A terceira idade e velhice (“a melhor idade”?) apela ao recolhimento, descanso, silêncio, fuga ao ruído, dada a sua longevidade, maturidade e experiência de vida, menor responsabilidade familiar e social por objetivos já cumpridos, em paralelo com o minimalismo, simplicidade, devoção e ambiente fechado que inspira igrejas, basílicas e catedrais românicas, recorrendo a uma maior espiritualidade e proximidade com o sagrado, o transcendente, dadas as suas caraterísticas mais intimistas, convidando ao meditar e à prece num espaço de familiaridade, numa certa obscuridade interior alheia ao deslumbramento. 


As góticas espalharam-se pelas cidades, onde viviam as pessoas mais ativas e empreendedoras, na idade mais criativa da vida, as românicas pelos campos e espaços rurais em sinal de recolhimento e oração, tendo como referência as ordens monásticas da época, num sentido menos alegre e otimista da vida terrena no seu fim. 

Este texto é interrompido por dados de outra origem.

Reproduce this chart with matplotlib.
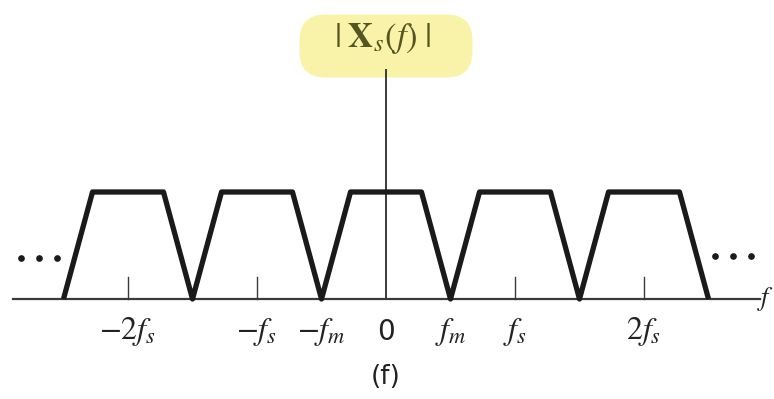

A arte românica, como arte séria, quiçá pesada, com a sua funcionalidade de fim religioso, apela à meditação e ao recolhimento, que as sombras crepusculares do interior dos seus templos acentuam, onde os crentes podiam ler, meditar, orar e comunicar com o divino, através da “bíblia dos pobres”, mesmo ignorando o alfabeto, lembrando o crepúsculo e o poente da vida, o seu entardecer e anoitecer.


A arte gótica, cheia de luz, incluindo os seus vitrais litúrgicos, presta-se à contemplação e à observação, à plenitude e força, cuja monumentalidade, possibilitada pelo florescimento comercial europeu e urbano, apela ao florescer, maioridade e inteira maturidade da vida.     


Sem esquecer que apesar da sua desunião religiosa, a Europa conservou sempre a sua unidade cultural, sendo certo que além das funções religiosas as catedrais também desempenharam funções civis, aí funcionando escolas de música, leitura, escrita, gramática, lógica e retórica, exercendo-se a justiça nos seus átrios, gozando os seus pórticos do direito de asilo.           


Entre teocentrismo e antropocentrismo, entre uma conceção espiritualista em que o Divino é o centro do universo e o Homem circula em seu redor, e uma conceção materialista em que o Homem se endeusa como a mais perfeita criatura divina e obra suprema de Deus, sendo o centro de tudo, o mesmo sucede, em similitude, com o românico e o gótico.         


Era, e é, a arte, a um tempo simbólica e realista, entrelaçada à vida e aos sentimentos humanos, em coexistência com a religião e as fases da nossa existência terrena e incertezas que permanecem após a morte cujo significado, em absoluto, desconhecemos.